Saat
itu, aku meminta temanku memotong rambutku. Kukenakan kaos putih. Agar potongan
rambut yang berceceran mudah terlihat. agar bisa dibersihkan dengan mudah.
Aku
memasuki kamarku usai merapikan rambut hitam kecoklatanku itu. Aku membuka
lemari berwarna krem yang terletak di tengah. Dan mengambil shampo dan bergegas
mandi.
Belum
selesai diriku melangkah keluar kamar, teman sekamarku teriak, “Zai..!! cepat
keluar kamar. Kalau terlalu lama di kamar potongan rambut di kaos putihmu akan
berjatuhan di kamar.” Aku tersenyum simpul.
Jika
aku memakai kaos hitam. Mungkin temanku tidak akan berkata demikian. Karena
potongan rambut yang menempel di kaos hitam tak akan terlihat.
Dan
seperti itulah Allah menyembunyikan aib kita dihadapan orang-orang. Aib dan
dosa kita ibarat potongan rambut yang bertebaran di kaos. Seandainya Allah
tidak memakaikan kaos hitam kepada kita. Akan Nampak semua aib dan dosa kita.
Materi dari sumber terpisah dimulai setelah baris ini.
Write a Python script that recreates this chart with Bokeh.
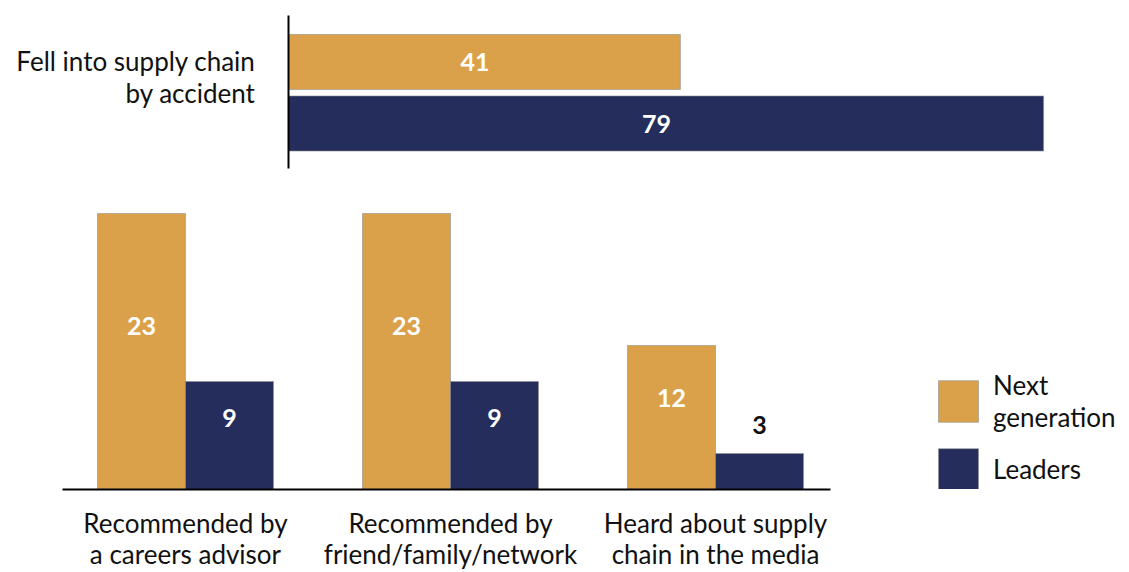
from bokeh.plotting import figure
from bokeh.models import Range1d, ColumnDataSource, Legend, LegendItem, FixedTicker
from bokeh.transform import dodge
from bokeh.layouts import column
from bokeh.embed import file_html
from bokeh.resources import INLINE
from bokeh.core.properties import value

# ---- data ----
top_category = ["Fell into supply chain\nby accident"]
top_next_gen = [41]
top_leaders = [79]

categories = ["Recommended by\na careers advisor",
              "Recommended by\nfriend/family/network",
              "Heard about supply\nchain in the media"]
next_gen = [23, 23, 12]
leaders = [9, 9, 3]

series_names = ["Next\ngeneration", "Leaders"]

ORANGE = "#DBA14A"
NAVY = "#242D5C"
EDGE = "#8f8f8f"
FONT = "Lato"
TXT = "#111111"
CAT_SIZE = "26px"
VAL_SIZE = "25px"
LINE_H = 1.0

# ---- top horizontal chart ----
top_pos = list(range(len(top_category)))
top = figure(width=1129, height=180,
             y_range=Range1d(-0.601, 0.399),
             x_range=Range1d(0, 86),
             x_axis_location=None,
             output_backend="svg", toolbar_location=None,
             min_border_left=288, min_border_right=19,
             min_border_top=15, min_border_bottom=12)
top.frame_align = False
top.outline_line_color = None
top.grid.visible = False
top.yaxis.ticker = FixedTicker(ticks=top_pos)
top.yaxis.major_label_overrides = {i: c for i, c in zip(top_pos, top_category)}
top.yaxis.axis_line_color = "black"
top.yaxis.axis_line_width = 2
top.yaxis.major_tick_line_color = None
top.yaxis.minor_tick_line_color = None
top.yaxis.major_label_text_font = FONT
top.yaxis.major_label_text_font_size = CAT_SIZE
top.yaxis.major_label_text_color = TXT
top.yaxis.major_label_text_line_height = LINE_H
top.yaxis.major_label_standoff = 27

tsrc = ColumnDataSource(dict(
    pos=top_pos, nxt=top_next_gen, lead=top_leaders,
    nxt_mid=[v / 2 - 1 for v in top_next_gen],
    lead_mid=[v / 2 - 1 for v in top_leaders],
    nxt_lbl=[str(v) for v in top_next_gen],
    lead_lbl=[str(v) for v in top_leaders]))

top.hbar(y=dodge("pos", 0.095), left=0, right="nxt",
         height=0.36, fill_color=ORANGE, line_color=EDGE, line_width=0.6, source=tsrc)
top.hbar(y=dodge("pos", -0.307), left=0, right="lead",
         height=0.36, fill_color=NAVY, line_color=EDGE, line_width=0.6, source=tsrc)
top.text(x="nxt_mid", y=dodge("pos", 0.095), text="nxt_lbl",
         text_align="center", text_baseline="middle", text_color="white",
         text_font=value(FONT), text_font_style="bold", text_font_size=VAL_SIZE, source=tsrc)
top.text(x="lead_mid", y=dodge("pos", -0.307), text="lead_lbl",
         text_align="center", text_baseline="middle", text_color="white",
         text_font=value(FONT), text_font_style="bold", text_font_size=VAL_SIZE, source=tsrc)

# ---- bottom grouped vertical chart ----
positions = list(range(len(categories)))
bottom = figure(width=1129, height=392,
                x_range=Range1d(-0.464, 3.562),
                y_range=Range1d(0, 24.5),
                y_axis_location=None,
                output_backend="svg", toolbar_location=None,
                min_border_left=62, min_border_right=0,
                min_border_top=15, min_border_bottom=82)
bottom.frame_align = False
bottom.outline_line_color = None
bottom.grid.visible = False
bottom.xaxis.ticker = FixedTicker(ticks=positions)
bottom.xaxis.major_label_overrides = {i: c for i, c in zip(positions, categories)}
bottom.xaxis.bounds = (-0.464, 2.432)
bottom.xaxis.axis_line_color = "black"
bottom.xaxis.axis_line_width = 2
bottom.xaxis.major_tick_line_color = None
bottom.xaxis.minor_tick_line_color = None
bottom.xaxis.major_label_text_font = FONT
bottom.xaxis.major_label_text_font_size = CAT_SIZE
bottom.xaxis.major_label_text_color = TXT
bottom.xaxis.major_label_text_line_height = 0.97
bottom.xaxis.major_label_standoff = 11


def label_pos(vals):
    return [v * 0.55 + 1 if v >= 5 else v + 2.4 for v in vals]


def label_col(vals):
    return ["white" if v >= 5 else TXT for v in vals]


bsrc = ColumnDataSource(dict(
    pos=positions, nxt=next_gen, lead=leaders,
    nxt_y=label_pos(next_gen), lead_y=label_pos(leaders),
    nxt_c=label_col(next_gen), lead_c=label_col(leaders),
    nxt_lbl=[str(v) for v in next_gen], lead_lbl=[str(v) for v in leaders]))

r1 = bottom.vbar(x=dodge("pos", -0.166), bottom=0, top="nxt",
                 width=0.332, fill_color=ORANGE, line_color=EDGE, line_width=0.6, source=bsrc)
r2 = bottom.vbar(x=dodge("pos", 0.166), bottom=0, top="lead",
                 width=0.332, fill_color=NAVY, line_color=EDGE, line_width=0.6, source=bsrc)
bottom.text(x=dodge("pos", -0.166), y="nxt_y", text="nxt_lbl",
            text_align="center", text_baseline="middle", text_color="nxt_c",
            text_font=value(FONT), text_font_style="bold", text_font_size=VAL_SIZE, source=bsrc)
bottom.text(x=dodge("pos", 0.166), y="lead_y", text="lead_lbl",
            text_align="center", text_baseline="middle", text_color="lead_c",
            text_font=value(FONT), text_font_style="bold", text_font_size=VAL_SIZE, source=bsrc)

legend = Legend(items=[LegendItem(label=series_names[0], renderers=[r1]),
                       LegendItem(label=series_names[1], renderers=[r2])],
                location=(871, -6),
                glyph_width=50, glyph_height=52,
                label_text_font=FONT, label_text_font_size=CAT_SIZE,
                label_text_color=TXT, label_text_line_height=LINE_H,
                label_standoff=10, spacing=10, padding=0, margin=0,
                border_line_color=None, background_fill_alpha=0)
bottom.add_layout(legend)

layout = column(top, bottom, spacing=0)
open("out.html", "w").write(file_html(layout, INLINE))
Dan tentu orang-orang akan menjauhi kita. Tidak akan ada yang mau bergaul dan
bercengkerama lagi dengan kita.
Seperti
temanku sekamarku tadi. Dia selalu bercengkerama bersama. Saling berbagi
kesedihan dan senyuman. Namun karena melihat potongan rambut yang bertebaran di
kaos putihku dia tidak mau mendekat.
Dan aku
trenyuh, bagaimana jika suatu hari Allah menyingkap aib-aibku di hadapan
orang-orang. Akankah mereka mau bergaul lagi denganku? Akankah mereka mau
mendekat kepada diri yang kotor ini?
Begitu
baiknya Allah menutup aib-aibku. Meski diri ini telah banyak berlumuran noda
dosa. Namun Dia masih mau memberikan aku udara untuk bernafas. Masih mau
memberikan aku nyawa untuk hidup. Masih mau memberikan aku kesempatan tuk
memiliki banyak teman dan keluarga.
Allah .
. . terima kasih, karena bersedia menyelimuti diri yang kotor ini.